Your Question can then be interpreted to ask if there are similar
configurations involving 6, 8, 9, 10, etc. lists where a list plays
the role of a point in such designs.

Letting each list (point) be represented by a different symbol, if you
wish.  Each "combination of 3" is a subset of size 3 of this set of
symbols (lists or points).  Taking all possible combinations of (say)
seven things 3 at a time gives 35, as you noticed.  This is known as a
"complete block design" because it includes all possible combinations.
 Sometimes, as you've seen, it is possible to come up with a smaller
collection of combinations which satisfies the conditions:

  1) every symbol (list or point) appears the same number of times

  2) every pair of distinct symbols appears the same number of times

These are known as pairwise-balanced incomplete block designs, often
abbreviated BIBD.  Many generalizations of these kinds of designs have
been proposed and studied, and they play an important role in the
design of experiments which involve more than one variable or
"factor".

There is no rule or formula which simply gives one all the possible
solutions, but for the fairly small numbers you are considering the
solutions are all known.  This area of mathematics (generally
speaking) is combinatorics.

regards, mathtalk-ga

I'd say that is pretty much an answer.  Yes, you're right, the 20 is
irrelevant, what you are saying is correct, the number of sets (6, 7,
8... up to 12) and their solution is all I'm really interested in. 
You say for such small numbers, the combinatorics already has the
answer out there somewhere.  Where would I find a decent reference
source for this?

Thank you, you clarified what I could not.

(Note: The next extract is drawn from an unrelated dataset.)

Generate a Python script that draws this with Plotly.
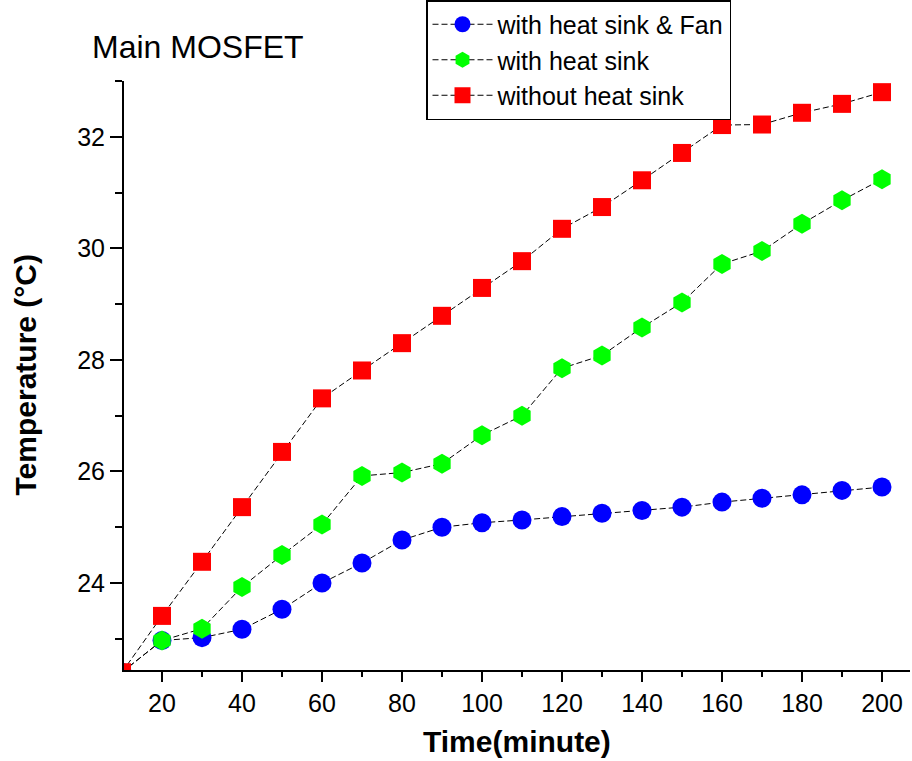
import plotly.graph_objects as go

time_min = [10, 20, 30, 40, 50, 60, 70, 80, 90, 100, 110, 120, 130, 140, 150, 160, 170, 180, 190, 200]
fan = [22.4, 22.97, 23.02, 23.17, 23.53, 24.0, 24.36, 24.77, 25.0, 25.08, 25.13, 25.19, 25.25, 25.3, 25.36, 25.45, 25.52, 25.58, 25.66, 25.72]
sink = [22.4, 22.97, 23.18, 23.93, 24.5, 25.05, 25.92, 25.98, 26.14, 26.65, 27.0, 27.85, 28.08, 28.58, 29.03, 29.72, 29.95, 30.44, 30.86, 31.24]
nosink = [22.4, 23.41, 24.38, 25.36, 26.35, 27.31, 27.81, 28.3, 28.79, 29.29, 29.77, 30.35, 30.74, 31.22, 31.71, 32.21, 32.22, 32.43, 32.59, 32.8]

names = ["with heat sink & Fan", "with heat sink", "without heat sink"]
colors = ["#0000ff", "#00ff00", "#ff0000"]
symbols = ["circle", "hexagon", "square"]
sizes = [19, 20, 18]
series = [fan, sink, nosink]

fig = go.Figure()
for name, ys, c, s, sz in zip(names, series, colors, symbols, sizes):
    fig.add_trace(go.Scatter(
        x=time_min, y=ys, name=name, mode="lines+markers",
        line=dict(color="black", width=1, dash="6px,3px"),
        marker=dict(color=c, symbol=s, size=sz, line=dict(width=0)),
    ))

W, H = 912, 761
L, R, T, B = 124, 2, 81, 91
pw, ph = W - L - R, H - T - B

def px(x):
    return (x - L) / pw

def py(y):
    return (H - B - y) / ph

fig.update_layout(
    width=W, height=H,
    margin=dict(l=L, r=R, t=T, b=B, autoexpand=False),
    paper_bgcolor="white", plot_bgcolor="white",
    font=dict(family="Arial, Liberation Sans, sans-serif", color="black"),
    showlegend=True,
    legend=dict(
        x=px(426), y=py(0), xanchor="left", yanchor="top",
        bgcolor="white", bordercolor="black", borderwidth=1.5,
        font=dict(size=25, color="black"), itemwidth=60,
        tracegroupgap=0,
    ),
    xaxis=dict(
        range=[10.5, 207], showgrid=False, zeroline=False,
        showline=True, linecolor="black", linewidth=2,
        ticks="outside", ticklen=10, tickwidth=1.5, tickcolor="black",
        tick0=20, dtick=20, tickfont=dict(size=25),
        minor=dict(ticks="outside", ticklen=5, tickwidth=1.5, tickcolor="black", dtick=10, tick0=0),
        mirror=False,
    ),
    yaxis=dict(
        range=[22.44, 33.0], showgrid=False, zeroline=False,
        showline=True, linecolor="black", linewidth=2,
        ticks="outside", ticklen=12, tickwidth=1.5, tickcolor="black",
        tick0=24, dtick=2, tickfont=dict(size=25),
        minor=dict(ticks="outside", ticklen=7, tickwidth=1.5, tickcolor="black", dtick=1, tick0=23),
    ),
    annotations=[
        dict(text="Main MOSFET", xref="paper", yref="paper", x=px(90), y=py(47),
             xanchor="left", yanchor="middle", showarrow=False, font=dict(size=32)),
        dict(text="<b>Time(minute)</b>", xref="paper", yref="paper", x=0.5, y=py(741),
             xanchor="center", yanchor="middle", showarrow=False, font=dict(size=30)),
        dict(text="<b>Temperature (°C)</b>", xref="paper", yref="paper", x=px(25), y=0.5,
             xanchor="center", yanchor="middle", textangle=-90, showarrow=False, font=dict(size=30)),
    ],
)

fig.write_html("out.html")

Sorry, I missed your clarification question from above.  Yes, if you
would post it as the answer (up to 9, as you stated) that would be
fabulous.  If you can do 10-12, which is my uppermost limit, I'd be
happy to pay extra, since I haven't a clue how much work it takes. 
Just let me know.

Thanks a ton, you sure helped!

Let me know if you discover 11 and 12... your example for 10 already
saved me a ton of headache.

I'll be happy to post it as a new question, if that helps.  I'll put
the same price on it, too :)

Thanks again!

Thank you so much for remembering my problem!  Now I'm *really*
impressed!  Please let me know if there's a way that I can offer you
an additional tip, or if I should post it as a new question so you can
answer.  I'm very grateful, indeed.

demeralda-ga